I’ve got this kid thing down. Sleep? Routines? Pacifying? Sorted. As it stands, I now have pretty much a 100% hit rate with all of my strategies and I don’t see that changing...
Or so I stupidly thought when I had just one child. Pregnant with my second, I mused over how it would be with two, you know, in the way you muse over anything which you can never truly appreciate until it happens. So far, my concept of ‘being a mum’ had involved honing my techniques for the previous eighteen months with Son, until I’d reached a point where I felt pretty secure in the whole business. A second would be easy, surely: imagine all the experience I could bring to the role this time. Imagine all the hypotheses I’d formed, into which baby #2 would neatly slot.
Obviously, I would discover, this was utter crap. I got heavily served. Yes, my ability to rock, shush and nappy-change an infant had been fine-tuned, though I’d argue that all parents figure out how to do all that pretty quickly anyway. Equipment-wise, I’d tried to be one step ahead; the brand of dummies my son had used had been becoming - cheapo as they were - increasingly difficult to get hold of. Then, pregnant again, I remember going into a supermarket I’d never been into before, and seeing them stocked in their dozens, a myriad of sizes and colours, shining from the shelf like rare gems.

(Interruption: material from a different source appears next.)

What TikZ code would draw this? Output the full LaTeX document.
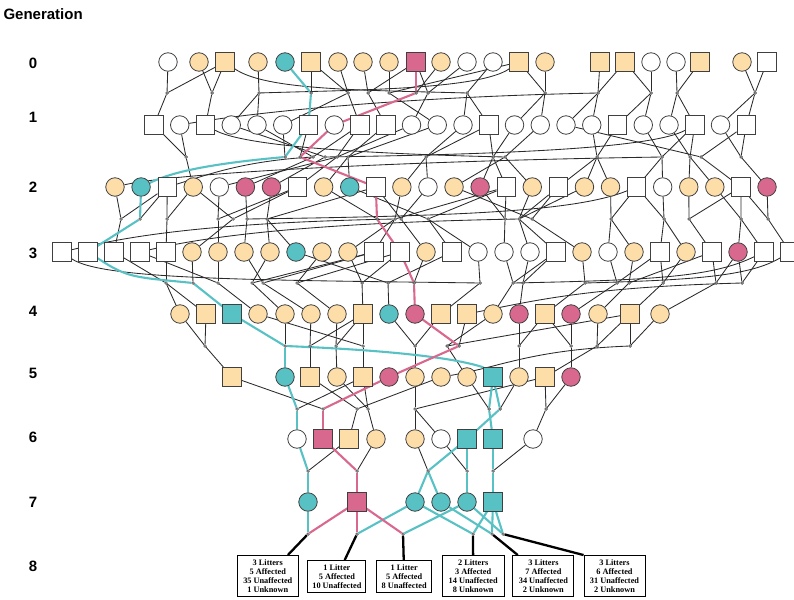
\documentclass[tikz,border=0pt]{standalone}
\usepackage{fontspec}
\setmainfont{Liberation Serif}
\setsansfont{Liberation Sans}
\pgfdeclarelayer{bg}\pgfdeclarelayer{mid}
\pgfsetlayers{bg,mid,main}
\definecolor{corange}{HTML}{FDDDA8}
\definecolor{cteal}{HTML}{57C1C4}
\definecolor{cpink}{HTML}{D9688E}
\definecolor{cline}{HTML}{2A2A2A}
\begin{document}
\begin{tikzpicture}[x=1pt,y=-1pt,
  nd/.style={draw=black!75,line width=0.8pt,inner sep=0pt,minimum size=18.5pt},
  cW/.style={nd,circle,fill=white}, cO/.style={nd,circle,fill=corange},
  cT/.style={nd,circle,fill=cteal}, cP/.style={nd,circle,fill=cpink},
  sW/.style={nd,rectangle,fill=white}, sO/.style={nd,rectangle,fill=corange},
  sT/.style={nd,rectangle,fill=cteal}, sP/.style={nd,rectangle,fill=cpink},
  md/.style={circle,draw=black!80,fill=black!40,line width=0.35pt,inner sep=0pt,minimum size=3pt},
  ln/.style={draw=cline,line width=0.85pt},
  lt/.style={draw=cteal,line width=2.1pt,line join=round},
  lp/.style={draw=cpink,line width=2.1pt,line join=round},
  lk/.style={draw=black,line width=2.3pt},
  box/.style={draw=black,line width=0.9pt,fill=white,align=center,inner sep=0pt,
    font=\bfseries\fontsize{8.3}{8.8}\selectfont},
  glab/.style={font=\sffamily\bfseries\fontsize{15}{18}\selectfont}]
\useasboundingbox (0,0) rectangle (794,599);
% labels
\node[glab,anchor=west] (title) at (0,14) {Generation};
\foreach \n/\y in {0/63,1/117,2/187,3/253,4/311,5/373,6/437,7/502,8/566}
  \node[glab] (lab\n) at (33,\y) {\n};
% generation 0
\foreach \x/\s [count=\i] in {168/cW,199/cO,225/sO,258/cO,285/cT,311/sO,338/cO,363/cO,389/cO,416/sP,441/cO,467/cW,493/cW,519/sO,545/cO,600/sO,625/sO,651/cW,676/cW,700/sO,742/cO,767/sW}
  \node[\s] (g0-\i) at (\x,62) {};
% generation 1
\foreach \s [count=\i] in {sW,cW,sW,cW,cW,cW,sW,cW,sW,sW,cW,cW,cW,sW,cW,cW,cW,cW,sW,cW,cW,sW,cW,sW}
  \node[\s] (g1-\i) at ({154+25.75*(\i-1)},125) {};
% generation 2
\foreach \s [count=\i] in {cO,cT,sW,cO,cW,cP,cP,sW,cO,cT,sW,cO,cW,cO,cP,sW,cO,sW,cO,cO,sW,cW,cO,cO,sW,cP}
  \node[\s] (g2-\i) at ({115+26.08*(\i-1)},187) {};
% generation 3
\foreach \s [count=\i] in {sW,sW,sW,sW,sW,cO,cO,cO,cO,cT,cO,cO,sW,sW,cO,sW,cW,cW,cW,sW,cO,cW,cO,sW,cO,sW,cP,sW,sW}
  \node[\s] (g3-\i) at ({62+26*(\i-1)},252) {};
% generation 4
\foreach \x/\s [count=\i] in {180/cO,206/sO,232/sT,258/cO,285/cO,311/cO,337/cO,363/sO,389/cT,415/cP,441/sO,467/sO,493/cO,519/cP,545/sO,571/cP,598/cO,630/sO,660/cO}
  \node[\s] (g4-\i) at (\x,314) {};
% generation 5
\foreach \x/\s [count=\i] in {232/sO,285/cT,310/sO,337/cO,363/sO,389/cP,415/cO,441/cO,467/cO,493/sT,519/cO,545/sO,571/cP}
  \node[\s] (g5-\i) at (\x,377) {};
% generation 6
\foreach \x/\s [count=\i] in {297/cW,323/sP,349/sO,376/cO,415/cO,441/cW,467/sT,493/sT,533/cW}
  \node[\s] (g6-\i) at (\x,439) {};
% generation 7
\foreach \x/\s [count=\i] in {308/cT,357/sP,415/cT,441/cT,467/cT,493/sT}
  \node[\s] (g7-\i) at (\x,502) {};
% mating dots
\foreach \n/\x in {a1/167,a2/212,a3/259,a4/311,a5/348,a6/368,a7/389,a8/416,a9/428,a10/467,a11/545,a12/598,a13/651,a14/677,a15/755}
  \node[md] (\n) at (\x,93) {};
\foreach \n/\x in {b1/186,b2/285,b3/300,b4/313,b5/325,b6/337,b7/348,b8/426,b9/493,b10/505,b11/597,b12/662,b13/690,b14/701,b15/741}
  \node[md] (\n) at (\x,157) {};
\foreach \n/\x in {c1/121,c2/140,c3/167,c4/218,c5/233,c6/247,c7/267,c8/377,c9/395,c10/401,c11/428,c12/505,c13/519,c14/532,c15/611,c16/664,c17/689,c18/741,c19/768}
  \node[md] (\n) at (\x,219) {};
\foreach \n/\x in {d1/166,d2/193,d3/218,d4/252,d5/263,d6/297,d7/362,d8/388,d9/414,d10/480,d11/513,d12/523,d13/585,d14/617,d15/629,d16/663,d17/716,d18/742}
  \node[md] (\n) at (\x,283) {};
\foreach \n/\x in {e1/205,e2/285,e3/310,e4/336,e5/363,e6/415,e7/447,e8/459,e9/519,e10/571,e11/597,e12/630}
  \node[md] (\n) at (\x,346) {};
\foreach \n/\x in {f1/297,f2/323,f3/357,f4/368,f5/415,f6/489,f7/500,f8/546}
  \node[md] (\n) at (\x,409) {};
\foreach \n/\x in {gA/308,gB/357,gC/428,gD/467,gE/493}
  \node[md] (\n) at (\x,471) {};
\foreach \n/\x in {h1/308,h2/357,h3/403,h4/473,h5/492,h6/503}
  \node[md] (\n) at (\x,534) {};
% litter boxes
\node[box,minimum width=61pt,minimum height=41pt] (B1) at (267.8,576) {3 Litters\\5 Affected\\35 Unaffected\\1 Unknown};
\node[box,minimum width=58pt,minimum height=32pt] (B2) at (336.9,576.5) {1 Litter\\5 Affected\\10 Unaffected};
\node[box,minimum width=55pt,minimum height=32pt] (B3) at (404.2,576.5) {1 Litter\\5 Affected\\8 Unaffected};
\node[box,minimum width=62pt,minimum height=41pt] (B4) at (473.2,576) {2 Litters\\3 Affected\\14 Unaffected\\8 Unknown};
\node[box,minimum width=61pt,minimum height=41pt] (B5) at (543.4,576) {3 Litters\\7 Affected\\34 Unaffected\\2 Unknown};
\node[box,minimum width=61pt,minimum height=41pt] (B6) at (614.5,576) {3 Litters\\6 Affected\\31 Unaffected\\2 Unknown};
% black connectors
\begin{pgfonlayer}{bg}
\foreach \p/\q in {g0-1/a1,g0-3/a1,g0-2/a2,g0-3/a2,g0-4/a3,g0-6/a4,g0-7/a5,g0-6/a5,g0-8/a6,g0-10/a6,g0-9/a7,g0-14/a7,g0-11/a8,g0-12/a9,g0-10/a9,g0-13/a10,g0-14/a11,g0-15/a11,g0-16/a12,g0-17/a12,g0-17/a13,g0-18/a13,g0-19/a14,g0-20/a14,g0-21/a15,g0-22/a15,
 a1/g1-1,a2/g1-3,a3/g1-5,a3/g1-4,a5/g1-6,a5/g1-9,a6/g1-10,a7/g1-12,a9/g1-11,a10/g1-13,a10/g1-14,a11/g1-16,a11/g1-15,a12/g1-18,a12/g1-17,a13/g1-19,a13/g1-20,a14/g1-21,a14/g1-22,a15/g1-24,a15/g1-23,
 g1-1/b1,g1-2/b1,g1-6/b2,g1-7/b3,g1-5/b4,g1-9/b4,g1-4/b5,g1-11/b6,g1-9/b6,g1-12/b7,g1-10/b7,g1-13/b8,g1-14/b8,g1-15/b9,g1-14/b9,g1-16/b10,g1-18/b11,g1-19/b11,g1-20/b12,g1-22/b12,g1-21/b13,g1-22/b13,g1-17/b14,g1-24/b14,g1-23/b15,g1-24/b15,
 b1/g2-4,b4/g2-6,b5/g2-7,b6/g2-8,b6/g2-5,b7/g2-10,b7/g2-9,b8/g2-13,b8/g2-12,b9/g2-16,b9/g2-15,b10/g2-17,b10/g2-14,b11/g2-19,b11/g2-20,b11/g2-18,b12/g2-22,b12/g2-21,b13/g2-23,b13/g2-24,b14/g2-25,b15/g2-26,
 g2-1/c1,g2-3/c1,g2-3/c2,g2-3/c3,g2-4/c3,g2-5/c4,g2-8/c4,g2-4/c5,g2-8/c5,g2-6/c6,g2-7/c7,g2-11/c7,g2-9/c8,g2-12/c9,g2-16/c9,g2-13/c10,g2-11/c10,g2-10/c11,g2-16/c11,g2-15/c12,g2-16/c12,g2-17/c13,g2-18/c13,g2-19/c13,g2-14/c14,g2-18/c14,g2-20/c15,g2-21/c15,g2-22/c16,g2-21/c16,g2-23/c17,g2-25/c17,g2-24/c18,g2-25/c18,g2-26/c19,g2-25/c19,
 c1/g3-3,c3/g3-5,c4/g3-7,c5/g3-6,c6/g3-8,c7/g3-9,c7/g3-10,c9/g3-13,c9/g3-12,c10/g3-15,c11/g3-16,c11/g3-17,c12/g3-18,c13/g3-20,c13/g3-19,c14/g3-21,c15/g3-22,c15/g3-23,c16/g3-24,c16/g3-25,c17/g3-26,c18/g3-27,c18/g3-28,c19/g3-29,
 g3-5/d1,g3-3/d1,g3-6/d2,g3-7/d3,g3-4/d3,g3-9/d4,g3-13/d4,g3-8/d5,g3-13/d5,g3-11/d6,g3-14/d6,g3-12/d7,g3-14/d7,g3-10/d8,g3-16/d8,g3-15/d9,g3-17/d10,g3-18/d11,g3-20/d11,g3-19/d12,g3-20/d12,g3-21/d13,g3-22/d14,g3-24/d14,g3-23/d15,g3-26/d15,g3-25/d16,g3-24/d16,g3-26/d17,g3-27/d17,g3-27/d18,g3-28/d18,
 d1/g4-1,d1/g4-2,d3/g4-4,d4/g4-5,d5/g4-6,d6/g4-7,d7/g4-8,d8/g4-9,d10/g4-11,d11/g4-13,d12/g4-14,d13/g4-15,d14/g4-16,d15/g4-17,d16/g4-18,d17/g4-19,
 g4-1/e1,g4-2/e1,g4-5/e2,g4-6/e3,g4-8/e3,g4-7/e4,g4-8/e4,g4-4/e5,g4-8/e5,g4-9/e6,g4-11/e6,g4-13/e7,g4-18/e7,g4-12/e8,g4-14/e9,g4-15/e9,g4-16/e10,g4-15/e10,g4-17/e11,g4-18/e11,g4-19/e12,g4-18/e12,
 e1/g5-1,e3/g5-3,e4/g5-4,e5/g5-5,e6/g5-7,e7/g5-9,e9/g5-11,e10/g5-13,e11/g5-12,
 g5-5/f1,g5-1/f2,g5-3/f3,g5-8/f3,g5-4/f4,g5-5/f4,g5-7/f5,g5-12/f5,g5-9/f6,g5-11/f7,g5-12/f8,g5-13/f8,
 f3/g6-3,f4/g6-4,f5/g6-5,f5/g6-6,f8/g6-9,
 g6-3/gA,g6-4/gB,g6-5/gC,g6-6/gD,g6-9/gE}
  \draw[ln] (\p) -- (\q);
% long curved connectors
\draw[ln] (g0-14) .. controls +(-40,28) and +(90,-3) .. (a3);
\draw[ln] (g0-3) .. controls +(40,28) and +(-110,-3) .. (a10);
\draw[ln] (a12) .. controls +(-200,4) and +(70,-12) .. (g1-2);
\draw[ln] (g1-3) .. controls +(40,22) and +(-130,-3) .. (b10);
\draw[ln] (g1-22) .. controls +(-40,22) and +(200,-3) .. (b5);
\draw[ln] (b12) .. controls +(-260,4) and +(60,-14) .. (g2-1);
\draw[ln] (b4) .. controls +(-70,4) and +(40,-12) .. (g2-3);
\draw[ln] (g2-21) .. controls +(-60,24) and +(220,-3) .. (c6);
\draw[ln] (c9) .. controls +(-200,4) and +(60,-14) .. (g3-1);
\draw[ln] (c13) .. controls +(-220,4) and +(60,-14) .. (g3-4);
\draw[ln] (g3-1) .. controls +(40,28) and +(-220,-3) .. (d10);
\draw[ln] (g3-28) .. controls +(-50,24) and +(150,-3) .. (d11);
\draw[ln] (g3-29) .. controls +(-40,24) and +(110,-3) .. (d13);
\draw[ln] (d18) .. controls +(-150,4) and +(70,-14) .. (g4-12);
\draw[ln] (e12) .. controls +(-100,4) and +(60,-10) .. (g5-8);
% litter connectors
\draw[lk] (h1) -- (B1);
\draw[lk] (h2) -- (B2);
\draw[lk] (h3) -- (B3);
\draw[lk] (h4) -- (B4);
\draw[lk] (h5) -- (B5);
\draw[lk] (h6) -- (B6.north west);
\end{pgfonlayer}
% coloured lineages
\begin{pgfonlayer}{mid}
\foreach \p/\q in {g0-5/a4,a4/g1-7,g1-7/b2,c2/g3-2,d2/g4-3,g4-3/e2,e2/g5-2,g5-2/f1,f1/g6-1,g5-10/f6,g5-10/f7,f6/g6-8,f7/g6-7,
 g6-1/gA,gA/g7-1,g6-7/gC,gC/g7-3,gC/g7-4,g6-7/gD,gD/g7-5,g6-8/gE,gE/g7-6,
 g7-1/h1,g7-3/h2,g7-5/h3,g7-3/h4,g7-6/h4,g7-4/h5,g7-6/h5,g7-5/h6,g7-6/h6}
  \draw[lt] (\p) -- (\q);
\draw[lt] (b2) .. controls +(-90,8) and +(25,-12) .. (g2-2);
\draw[lt] (g2-2) -- (c2);
\draw[lt] (g3-2) .. controls +(40,26) and +(-60,-6) .. (d2);
\draw[lt] (e2) .. controls +(100,4) and +(-30,-10) .. (g5-10.north west);
\foreach \p/\q in {g0-10/a8,a8/g1-8,g1-8/b3,b3/g2-11,g2-11/c8,c8/g3-14,g3-14/d9,d9/g4-10,g4-10/e8,e8/g5-6,g5-6/f2,f2/g6-2,g6-2/gB,gB/g7-2,g7-2/h1,g7-2/h2,g7-2/h3}
  \draw[lp] (\p) -- (\q);
\end{pgfonlayer}
\end{tikzpicture}
\end{document}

‘So this is where you’ve been hiding, you bastards’, I thought. ‘Come to me...I’ll take five, six, no….nine of you.’ So smug was I to have found them that I just hadn’t fathomed that my new baby, once born, would not simply need a little persuading to take a dummy, her eyes would widen and she would disgustedly eject said object, accompanied by Hammer Horror gagging sounds. So now, moan as I do about our current lack of space, I have a whole shelf in the kitchen dedicated to a mass of boxfresh dummies, ever unsucked, that I should probably try to sell or give away.
The tricky thing about parenting is that you try and be prepared, but preparation involves prediction and kids are often pretty unpredictable. Go and look on ebay or various kids’ classifieds and just look at the amount of toys for sale ‘never used’ or ‘used once and then he/she lost interest.’ As grownups and professionals we pride ourselves on our ability to plan ahead, not to be caught out, and yet little ones will often undermine this.
One major reason for this is just how different your newest's personality can be from its predecessor/s. Son? Bottle, dummy, cigar, given to him by a total stranger for all he cared. Daughter? Mammocentric all the way: it has to be boob so it has to be me. Son: sleeps anywhere, any time, like he’s on valium; in the pram to send him off all I had to do was take him over some rhythmic bumps (cobbles, a boardwalk, etc) and he’d be out; Daughter, the Princess and the Pea, takes far longer and bumps appear to ruin her day. Imagine actually taking a pram out and avoiding any kind of these; I urge you to try it.
That said, these differences tend to have presented only temporary issues once you begin to adapt to them. One thing that remains a constant is the effect of plural babies on your time and energy. Yes, you do become better at military-esque logistics. Your ‘Mary Poppins’ handbag becomes even more bottomless. You begin to wonder how just one baby used to take up so much of your time and effort. But dealing with a double onslaught of illness, having two under-threes sharing a bedroom where one shouts a lot and the other still wakes at night, is some next-level trickery. Often Husband and I have to take one each - She needs feeding back to sleep and He needs taking off as he’s insisting on sleeping in our bed at 4am- to the point where we become passing ships in the night. Unsurprisingly, the combination of broken sleep and physical distance does no wonders for a relationship; bickering definitely increases and in those poisonous silences that follow hissed exchanges, there are definitely more times where you narrow your eyes and send waves of hatred to the back of your loved one’s turned head. Still, that’s what those marriage vows were invented for, eh. Dammit.
‘This, too, shall pass’, all parents quote, as they reflect on the tricky, but transient, stages of having little ones. I know the same is true for us. There is one advantage that overrides these pitfalls, however. Having a sibling has made Son a better child - no, really - since he’d have gone through tantrumming and the terrible twos anyway, but we’ve seen another side to him. For all his loudness and mania, it is he who shushes us in the evening with a grave authority:
(finger theatrically pressed to lips) ‘You’ll wake my sister. Stop talking. Shhh.’
He is desperately protective of her, reduced to an impossible and almost comic gentleness around her. And the comic element extends to being their truest bond, because she is the most loving and indulgent audience of all of his performance and jokes. It is excellent to watch. And, dare I say it, probably worth relearning a whole set of skills for.